For purposes of the Cadillac Tax, the usual controlled group rules apply.  Meaning that many parent-subsidiary companies and even companies with common owners are treated as one employer for purposes of the tax.  The IRS notes that this presents some challenges in the Cadillac Tax arena.

For example, the thresholds that apply for purposes of the tax may be adjusted based on age and gender or for certain high-risk professions.  Well, a conglomerate with several companies may have some companies in those high-risk professions, and others that are not.  Or what about the employer who is responsible for the tax?  Is that each company separately (like the “play or pay” mandate) or the group as a whole?

And what do you mean by “cost”?

The IRS did say that they anticipate that cost will be determined on a calendar year basis for all taxpayers, so at least that’s one question that’s (sort of) answered.

Note that employers (yes, employers) are required to determine the cost of the coverage, regardless of who the provider is.  The IRS does recognize that some time will be needed to process run-out claims after the end of the year for the employer to be able to calculate the cost of coverage.  However, the timing of the tax may influence how long of a run out period a plan is able to have.

Further, coverage providers are going to pass this tax back through, as we all know.  The tax itself is not deductible, so they are likely to pass through a gross-up amount as well.  In the notice, the IRS states that it currently thinks the excise tax reimbursement will be excluded from the cost of coverage.  That way, the tax reimbursement doesn’t create a pyramiding effect, causing the tax to increase.  However, the gross-up may not be excluded because the IRS views it as not easy to administer.  (Translation: we can’t audit everyone to make sure they aren’t cheating.)  Of course, not excluding the gross-up will create a pyramiding effect which will increase the Cadillac tax.  The IRS does propose a couple of ways the gross-up may be excluded in the Notice.
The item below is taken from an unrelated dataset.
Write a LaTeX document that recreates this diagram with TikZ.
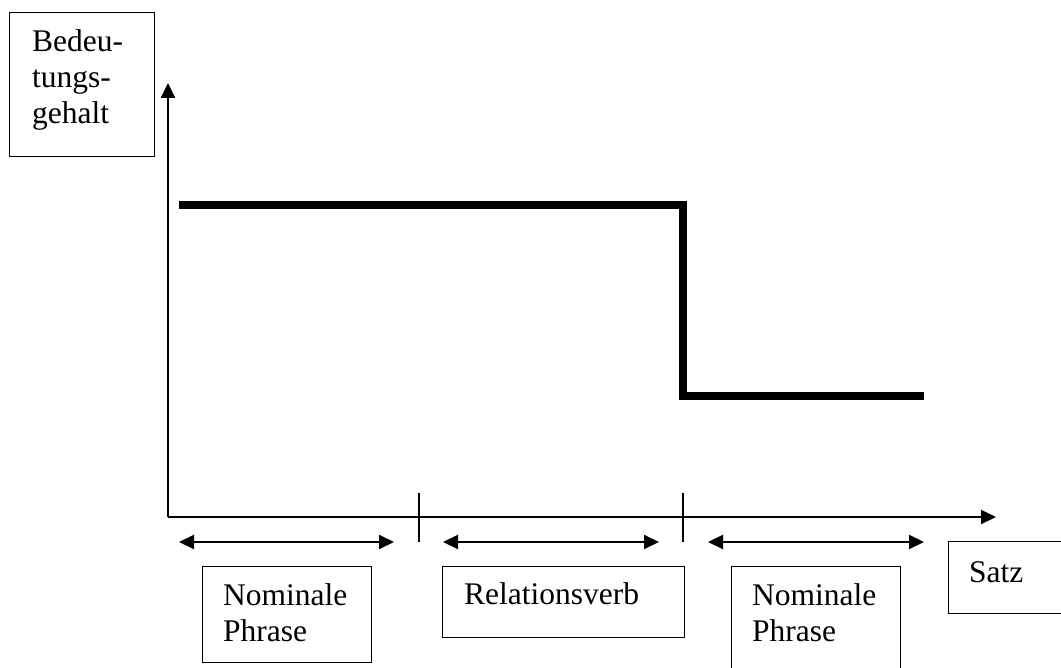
\documentclass[tikz,border=0pt]{standalone}
\usepackage{fontspec}
\setmainfont{Liberation Serif}
\usetikzlibrary{arrows.meta,positioning}

\begin{document}
\begin{tikzpicture}[
    x = 1pt, y = -1pt, % pixel grid, y grows downwards
    font = \fontsize{31.5}{36}\selectfont,
    > = {Triangle[length=15pt,width=14pt]}, % arrow head style
    axis/.style = {line width=2pt},
    span/.style = {<->, line width=2pt},
    level/.style = {line width=8pt, line join=miter},
    tickmark/.style = {line width=1.5pt}
    ]

    \tikzset{box/.style={
    draw = black,
    line width = 1.3pt,
    rectangle,
    inner sep = 0pt,
    anchor = north west
    }}
    \tikzset{txt/.style={anchor=base west, inner sep=0pt}}

    \useasboundingbox (0,0) rectangle (1061,668);

    % axes
    \coordinate (o) at (168,517);
    \coordinate (ytip) at (168,83);
    \coordinate (xtip) at (996,517);
    \draw[axis,->] (o) -- (ytip);
    \draw[axis,->] (o) -- (xtip);

    % boundaries between the parts of the sentence
    \coordinate (t1a) at (419,493);
    \coordinate (t1b) at (419,542);
    \coordinate (t2a) at (683,493);
    \coordinate (t2b) at (683,542);
    \draw[tickmark] (t1a) -- (t1b);
    \draw[tickmark] (t2a) -- (t2b);

    % extent of each part
    \coordinate (r1a) at (179,542);
    \coordinate (r1b) at (394,542);
    \coordinate (r2a) at (443,542);
    \coordinate (r2b) at (659,542);
    \coordinate (r3a) at (708,542);
    \coordinate (r3b) at (924,542);
    \draw[span] (r1a) -- (r1b);
    \draw[span] (r2a) -- (r2b);
    \draw[span] (r3a) -- (r3b);

    % meaning content
    \coordinate (h1) at (179,205);
    \coordinate (h2) at (683,205);
    \coordinate (l1) at (683,396.5);
    \coordinate (l2) at (924,396.5);
    \draw[level] (h1) -- (h2) -- (l1) -- (l2);

    % labels
    \node[box, minimum width=145pt, minimum height=144pt] (ybox) at (9,12) {};
    \node[txt] (ytext) at ([xshift=23pt,yshift=-40pt]ybox.north west)
        {\begin{tabular}[t]{@{}l@{}}Bedeu-\\tungs-\\gehalt\end{tabular}};

    \node[box, minimum width=169pt, minimum height=96pt] (np1) at (202,566) {};
    \node[txt] (np1text) at ([xshift=21pt,yshift=-39pt]np1.north west)
        {\begin{tabular}[t]{@{}l@{}}Nominale\\Phrase\end{tabular}};

    \node[box, minimum width=242pt, minimum height=71pt] (rv) at (442,566) {};
    \node[txt] (rvtext) at ([xshift=22pt,yshift=-38pt]rv.north west) {Relationsverb};

    \node[box, minimum width=169pt, minimum height=106pt] (np2) at (731,566) {};
    \node[txt] (np2text) at ([xshift=21pt,yshift=-39pt]np2.north west)
        {\begin{tabular}[t]{@{}l@{}}Nominale\\Phrase\end{tabular}};

    \node[box, minimum width=120pt, minimum height=72pt] (satz) at (948,541) {};
    \node[txt] (satztext) at ([xshift=21pt,yshift=-41pt]satz.north west) {Satz};
\end{tikzpicture}
\end{document}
Note that the cost is actually determined on a monthly basis.  So what does this mean for FSAs, HRAs, or HSAs that receive a bulk contribution from the employer at the beginning of the year?  Or what if employees vary their contributions during the year? The IRS is considering applying contributions to those accounts ratably over the year to help smooth out the application of the tax.  Additionally, for FSAs, the IRS is proposing to exclude any unused employer flex credits that are forfeited at the end of the year.   As with other plans, however, this rule may limit run-out periods for health FSAs, depending on when the tax is paid.

Additionally, the IRS is proposing to treat the full amount of employee FSA contributions as the cost of coverage during a year, but only if the employer does not contribute to the FSA.  This would mean that if amounts were carried over from a prior year, they would not be included in the cost of coverage.  There is also a proposed alternative safe harbor where the employer does contribute to the FSA.
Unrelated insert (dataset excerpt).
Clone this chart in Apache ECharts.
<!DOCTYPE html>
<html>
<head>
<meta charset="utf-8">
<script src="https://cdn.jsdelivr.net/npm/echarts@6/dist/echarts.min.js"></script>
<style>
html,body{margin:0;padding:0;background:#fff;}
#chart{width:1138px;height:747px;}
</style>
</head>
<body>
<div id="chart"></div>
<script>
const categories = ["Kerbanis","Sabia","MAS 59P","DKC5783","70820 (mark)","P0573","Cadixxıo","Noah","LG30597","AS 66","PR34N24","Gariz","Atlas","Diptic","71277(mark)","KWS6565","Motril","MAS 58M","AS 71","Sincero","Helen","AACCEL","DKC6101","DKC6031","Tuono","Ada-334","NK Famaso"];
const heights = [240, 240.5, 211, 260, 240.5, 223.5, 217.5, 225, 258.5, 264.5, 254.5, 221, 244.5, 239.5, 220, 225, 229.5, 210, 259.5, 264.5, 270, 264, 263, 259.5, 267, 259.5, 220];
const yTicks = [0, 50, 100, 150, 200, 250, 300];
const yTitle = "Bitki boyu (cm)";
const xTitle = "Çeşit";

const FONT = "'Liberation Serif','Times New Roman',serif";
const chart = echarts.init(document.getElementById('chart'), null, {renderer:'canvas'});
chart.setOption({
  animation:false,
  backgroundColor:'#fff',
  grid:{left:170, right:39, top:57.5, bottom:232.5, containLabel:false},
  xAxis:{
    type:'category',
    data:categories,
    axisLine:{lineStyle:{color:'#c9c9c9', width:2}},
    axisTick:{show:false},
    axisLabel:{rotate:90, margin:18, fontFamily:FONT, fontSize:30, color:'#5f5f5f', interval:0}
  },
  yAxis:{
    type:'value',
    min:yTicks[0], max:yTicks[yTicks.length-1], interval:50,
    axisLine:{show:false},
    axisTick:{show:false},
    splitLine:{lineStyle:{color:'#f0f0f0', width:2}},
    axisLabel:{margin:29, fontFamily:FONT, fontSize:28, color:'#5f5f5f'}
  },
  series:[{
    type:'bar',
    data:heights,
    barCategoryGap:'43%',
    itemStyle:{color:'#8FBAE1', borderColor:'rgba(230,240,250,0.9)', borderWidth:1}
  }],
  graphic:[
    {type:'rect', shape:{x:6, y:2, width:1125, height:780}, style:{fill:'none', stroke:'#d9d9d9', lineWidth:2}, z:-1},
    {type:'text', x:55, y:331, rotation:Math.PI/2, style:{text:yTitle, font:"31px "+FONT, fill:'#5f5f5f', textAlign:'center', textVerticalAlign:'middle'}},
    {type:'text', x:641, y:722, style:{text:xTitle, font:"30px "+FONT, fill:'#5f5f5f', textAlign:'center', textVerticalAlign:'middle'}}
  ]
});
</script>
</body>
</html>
The IRS also anticipates that discriminatory payments under a self-funded health plan would also be included in the tax.

And the rest…

In the notice, the IRS proposed several alternatives for the age and gender adjustments to the Cadillac tax thresholds.

As noted above, employers are required to calculate the tax and then notify the coverage provider and the IRS of the tax.  The IRS requested comments on how this might work.  The IRS is also suggesting that the tax will be reported and paid on Form 720, which is the quarterly federal excise tax return.
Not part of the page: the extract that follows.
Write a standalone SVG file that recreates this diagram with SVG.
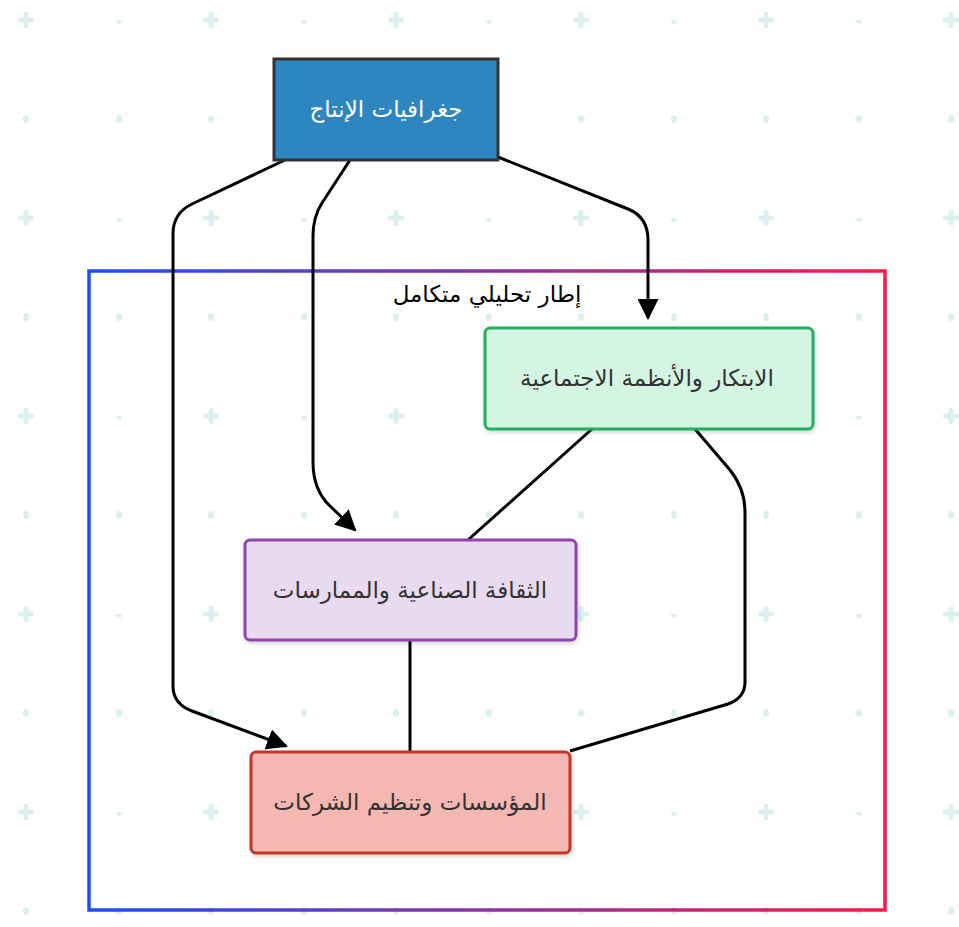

By now, you might be getting the impression that the IRS has not spent enough time thinking about the tax up to this point.  The problem is that the statute, like so much of the ACA, does not fit neatly in the real world.  The IRS, to its credit, is trying to be realistic as it crams a square peg down a round exhaust pipe, and this results in many uncomfortable questions.  Comments in how best to cram are being accepted by the IRS until October 1, 2015.